Peter Meechan’s melodious “Song of Hope” filled the homes and hearts of six young enthusiastic trumpeters when they recorded themselves playing their brass instruments before a camera.
John Eisenberg of Bayville, Matias Buschfrers of Glenwood Landing, Lucas Ginestra and Braden Cosgrove from Locust Valley, Sara Nearenberg of Upper Brookville, and Teagan Ryniker of Sea Cliff were given a lifetime opportunity to remotely perform in the film company, Orange Robot, “World Band” project and documentary called “A Song for Hope” by their music instructor Nick Montello.
“I have been involved in music education in well over 50 years and I am a strong believer in students expressing themselves creatively,” said Mondello. “It is great for these students to see their performances being integrated with literally world class musicians.”
“A Song for Hope,” memorializes the life of Ryan Anthony, the illustrious principal trumpeter of the Dallas Symphony and founder of the nonprofit organization, Cancer Blows, who was diagnosed with the terminal blood cancer Multiple Myeloma in 2012. He died on June 23, at the age of 51, leaving behind his two children, a wife and a world of fans who looked up to him for inspiration.
The release of the project will potentially be later this summer. Anthony, who was involved in production, was able before he died to see the “World Band,” a compilation of audio and video of Meechan’s “Song of Hope” recorded by about 1,400 musicians around the world including Mondello’s six students.
Meechan’s “Song of Hope” was specifically written for his dear friend Anthony back in 2015. According to Peter Meechan’s website, after hearing the song, Anthony changed the heart-wrenching composition ending to a more uplifting endnote and titling it “Song of Hope.”
Ten-year-old Ryniker was musically enlightened by the song. “Originally, I thought it was a song that my teacher wanted me to play but then I learned it was for the movie,” he said. “I was surprised because I thought I was too young to be doing any of this stuff.
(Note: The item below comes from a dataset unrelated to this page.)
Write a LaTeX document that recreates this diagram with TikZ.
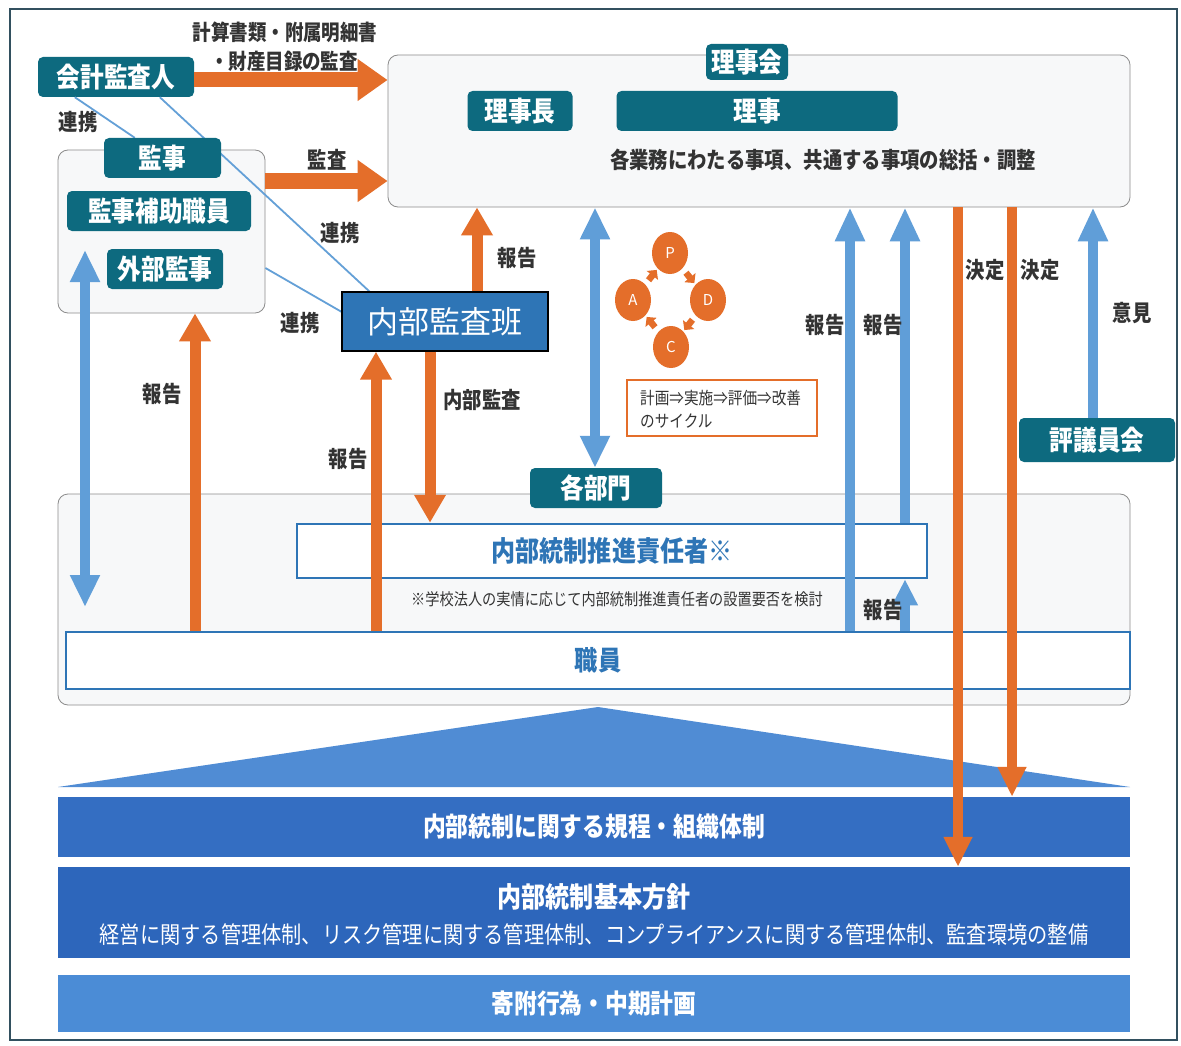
\documentclass[tikz,border=0pt]{standalone}
\usepackage{fontspec}
\setmainfont{Noto Sans CJK JP}[FakeStretch=0.86]
\newfontfamily\plainjp{Noto Sans CJK JP}
\usetikzlibrary{arrows.meta,shapes.geometric,calc}
\definecolor{tealc}{RGB}{13,106,127}
\definecolor{orangec}{RGB}{228,110,42}
\definecolor{bluec}{RGB}{96,158,216}
\definecolor{bluel}{RGB}{100,160,215}
\definecolor{boxblue}{RGB}{46,117,182}
\definecolor{txtc}{RGB}{51,51,51}
\definecolor{grpfill}{RGB}{247,248,249}
\definecolor{grpline}{RGB}{140,140,140}
\definecolor{barA}{RGB}{52,110,194}
\definecolor{barB}{RGB}{45,102,187}
\definecolor{barC}{RGB}{75,140,214}
\definecolor{tric}{RGB}{80,140,212}
\definecolor{framec}{RGB}{50,80,95}
\newcommand\fsz[1]{\fontsize{#1}{#1}\selectfont}
\begin{document}
\begin{tikzpicture}[x=1pt,y=-1pt,
  tealbox/.style={fill=tealc, rounded corners=5pt, text=white, font=\bfseries\fsz{27.5}, inner sep=0pt, align=center},
  grp/.style={fill=grpfill, draw=grpline, line width=0.8pt, rounded corners=10pt, inner sep=0pt},
  lbl/.style={text=txtc, font=\bfseries\fsz{22.5}, inner sep=0pt},
  wbox/.style={fill=white, draw=boxblue, line width=2.5pt, inner sep=0pt, text=boxblue},
  bar/.style={inner sep=0pt, text=white, minimum width=1072pt, align=center},
  oarrow/.style={draw=orangec, line width=11pt, -{Triangle[width=30pt,length=28pt]}},
  bigo/.style={draw=orangec, line width=15pt, -{Triangle[width=40pt,length=30pt]}},
  oline/.style={draw=orangec, line width=10pt, -{Triangle[width=27pt,length=30pt]}},
  barrow/.style={draw=bluec, line width=10pt, -{Triangle[width=28pt,length=34pt]}},
  bdarrow/.style={draw=bluec, line width=10pt, {Triangle[width=28pt,length=32pt]}-{Triangle[width=28pt,length=32pt]}},
  thinb/.style={draw=bluel, line width=1.8pt},
  pdca/.style={ellipse, fill=orangec, minimum width=36pt, minimum height=42pt, inner sep=0pt, text=white, font=\plainjp\fsz{15}},
  parr/.style={draw=orangec, line width=6.5pt, -{Triangle[width=14pt,length=7pt]}}
]
\useasboundingbox (0,0) rectangle (1181,1046);
\fill[white] (0,0) rectangle (1181,1046);
\draw[framec, line width=1.2pt] (10,9) rectangle (1177,1040);
\draw[framec, line width=2pt] (10,9) -- (1177,9);

% groups
\node[grp, minimum width=742pt, minimum height=152pt] (rj) at (759,131) {};
\node[grp, minimum width=207pt, minimum height=163pt] (kg) at (161.5,231.5) {};
\node[grp, minimum width=1072pt, minimum height=211pt] (bg) at (594,599.5) {};

% base triangle and bars
\fill[tric] (58,787) -- (598,707) -- (1130,787) -- cycle;
\node[bar, fill=barA, minimum height=60pt, font=\bfseries\fsz{26.5}] (b1) at (594,827) {内部統制に関する規程・組織体制};
\node[bar, fill=barB, minimum height=91pt] (b2) at (594,912.5) {};
\node[text=white, font=\bfseries\fsz{28}, inner sep=0pt] at (594,897) {内部統制基本方針};
\node[text=white, font=\fsz{23.5}, inner sep=0pt] at (594,935) {経営に関する管理体制、リスク管理に関する管理体制、コンプライアンスに関する管理体制、監査環境の整備};
\node[bar, fill=barC, minimum height=57pt, font=\bfseries\fsz{26.5}] (b3) at (594,1003.5) {寄附行為・中期計画};

% inner boxes of bottom group
\node[wbox, minimum width=630pt, minimum height=54pt, font=\bfseries\fsz{28}] (sk) at (612,551) {内部統制推進責任者※};
\node[text=txtc, font=\fsz{16.5}, inner sep=0pt] at (617,599) {※学校法人の実情に応じて内部統制推進責任者の設置要否を検討};
\node[wbox, minimum width=1064pt, minimum height=57pt, font=\bfseries\fsz{27}] (sy) at (598,660.5) {職員};

% thin link lines
\node[tealbox, minimum width=156pt, minimum height=40pt] (kai) at (116,77) {会計監査人};
\node[minimum width=117pt, minimum height=40pt, inner sep=0pt] (kjpos) at (162.5,158) {};
\node[minimum width=206pt, minimum height=59pt, inner sep=0pt] (napos) at (445,321.5) {};
\draw[thinb] ($(kai.south west)+(37,0)$) -- ($(kjpos.north west)+(31,0)$);
\draw[thinb] ($(kai.south west)+(122,0)$) -- ($(napos.north west)+(28,0)$);
\draw[thinb] (kg.east |- 0,268) -- (napos.west |- 0,312);

% boxes
\node[tealbox, minimum width=117pt, minimum height=40pt] (kj) at (162.5,158) {監事};
\node[tealbox, minimum width=184pt, minimum height=40pt] (kh) at (159,211) {監事補助職員};
\node[tealbox, minimum width=116pt, minimum height=40pt] (gk) at (165,269) {外部監事};
\node[tealbox, minimum width=82pt, minimum height=36pt] (rjk) at (747,62) {理事会};
\node[tealbox, minimum width=105pt, minimum height=40pt] (rjc) at (520,111) {理事長};
\node[tealbox, minimum width=281pt, minimum height=40pt] (rjj) at (757,111) {理事};
\node[lbl] at (823,160) {各業務にわたる事項、共通する事項の総括・調整};
\node[tealbox, minimum width=132pt, minimum height=40pt] (kb) at (596,488) {各部門};
\node[tealbox, minimum width=156pt, minimum height=44pt] (hg) at (1097,440) {評議員会};
\node[fill=boxblue, draw=black, line width=1.3pt, minimum width=206pt, minimum height=59pt, inner sep=0pt, text=white, font=\plainjp\fsz{31}] (na) at (445,321.5) {内部監査班};

% big orange arrows
\draw[bigo] ($(kai.east)+(0,3)$) -- (rj.west |- 0,80);
\draw[bigo] (kg.east |- 0,181) -- (rj.west |- 0,181);
\node[lbl, font=\bfseries\fsz{21.5}] at (285,32) {計算書類・附属明細書};
\node[lbl, font=\bfseries\fsz{21.5}] at (284,61) {・財産目録の監査};
\node[lbl] at (327,160) {監査};

% orange arrows
\draw[oarrow] (na.north -| 477,0) -- (rj.south -| 477,0);
\draw[oarrow] (sy.north -| 376,0) -- (na.south -| 376,0);
\draw[oarrow] (na.south -| 430,0) -- (sk.north -| 430,0);
\draw[oarrow] (sy.north -| 195,0) -- (kg.south -| 195,0);

% blue arrows
\coordinate (l1) at (85,250);
\coordinate (l2) at (85,607);
\draw[bdarrow] (l1) -- (l2);
\draw[bdarrow] (rj.south -| 595,0) -- (kb.north -| 595,0);
\draw[barrow] (sy.north -| 850,0) -- (rj.south -| 850,0);
\draw[barrow] (sk.north -| 905,0) -- (rj.south -| 905,0);
\draw[draw=bluec, line width=10pt, -{Triangle[width=24pt,length=26pt]}] (sy.north -| 905,0) -- (sk.south -| 905,0);
\draw[barrow] (hg.north -| 1093,0) -- (rj.south -| 1093,0);

% decision lines
\draw[oline] (rj.south -| 958,0) -- (b2.north -| 958,0);
\draw[oline] (rj.south -| 1012,0) -- (b1.north -| 1012,0);

% labels
\node[lbl] at (78,122) {連携};
\node[lbl] at (340,233) {連携};
\node[lbl] at (300,323) {連携};
\node[lbl] at (162,394) {報告};
\node[lbl] at (348,459) {報告};
\node[lbl] at (517,258) {報告};
\node[lbl] at (482,400) {内部監査};
\node[lbl] at (825,325) {報告};
\node[lbl] at (883,325) {報告};
\node[lbl] at (883,610) {報告};
\node[lbl] at (985,270) {決定};
\node[lbl] at (1040,270) {決定};
\node[lbl] at (1132,313) {意見};

% PDCA cycle
\node[pdca] (P) at (670,253) {P};
\node[pdca] (A) at (633,300) {A};
\node[pdca] (D) at (708,300) {D};
\node[pdca] (C) at (671,347) {C};
\draw[parr] ($(P)!0.42!(D)$) -- ($(P)!0.64!(D)$);
\draw[parr] ($(D)!0.42!(C)$) -- ($(D)!0.64!(C)$);
\draw[parr] ($(C)!0.42!(A)$) -- ($(C)!0.64!(A)$);
\draw[parr] ($(A)!0.42!(P)$) -- ($(A)!0.64!(P)$);
\node[draw=orangec, line width=1.5pt, fill=white, minimum width=190pt, minimum height=56pt, inner sep=0pt] (cyc) at (722,408) {};
\node[anchor=west, text=txtc, font=\fsz{17}, inner sep=0pt] at (640,398) {計画⇒実施⇒評価⇒改善};
\node[anchor=west, text=txtc, font=\fsz{17}, inner sep=0pt] at (640,421) {のサイクル};
\end{tikzpicture}
\end{document}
It makes me feel like I don’t have to be really old and that I can do it at any age.”
Each performers’ love for the trumpet and music was expressed in the making of this film. “I picked it up in second or third grade and I kind of just stuck with it because I really like playing the trumpet,” Buschfrers, 15, said.
“It is in my opinion an easy instrument to play because it only had three valves,” Cosgrove, 11, said. “I like playing all kinds of music.”
Mondello recognized his students’ passion and gave them a chance to publicly perform their skills, since NYSSMA, New York’s school music festival, was cancelled for the spring due to the coronavirus. “Every one of the students just were so thrilled to participate,” Mondello said.
Nearenberg, 12, was given a chance to perform with professional trumpeters like her grandfather. “Sara has always been interested in sociable and charitable causes, so it appealed to her,” said her father, Mark Nearenberg. “She is quite good, but my father was a professional trumpeter while he was still in his teens and I think that appealed to her. She’s playing one of his trumpets.”
Parents like Michele Eisenberg, mother of 11-year-old Eisenberg, saw “Song for Hope” as a way for her son to create connections. “Our experience with “Song for Hope” was wonderful and it was especially nice to feel connected to other musicians during the quarantine when everyone felt so isolated,” Michele said.
Ginestra’s mother, Andrea Urioste Ginestra said she felt the significance of the project from the beginning for her ten-year-old son. “This was an opportunity to be a part of something together and a way to bring the community together,” Andrea said. “Trying to explain this to a 10-year-old is difficult but I think he loves the opportunity to be a part of something bigger than just his local neighborhood and just his local community and feel like he is helping in some way.”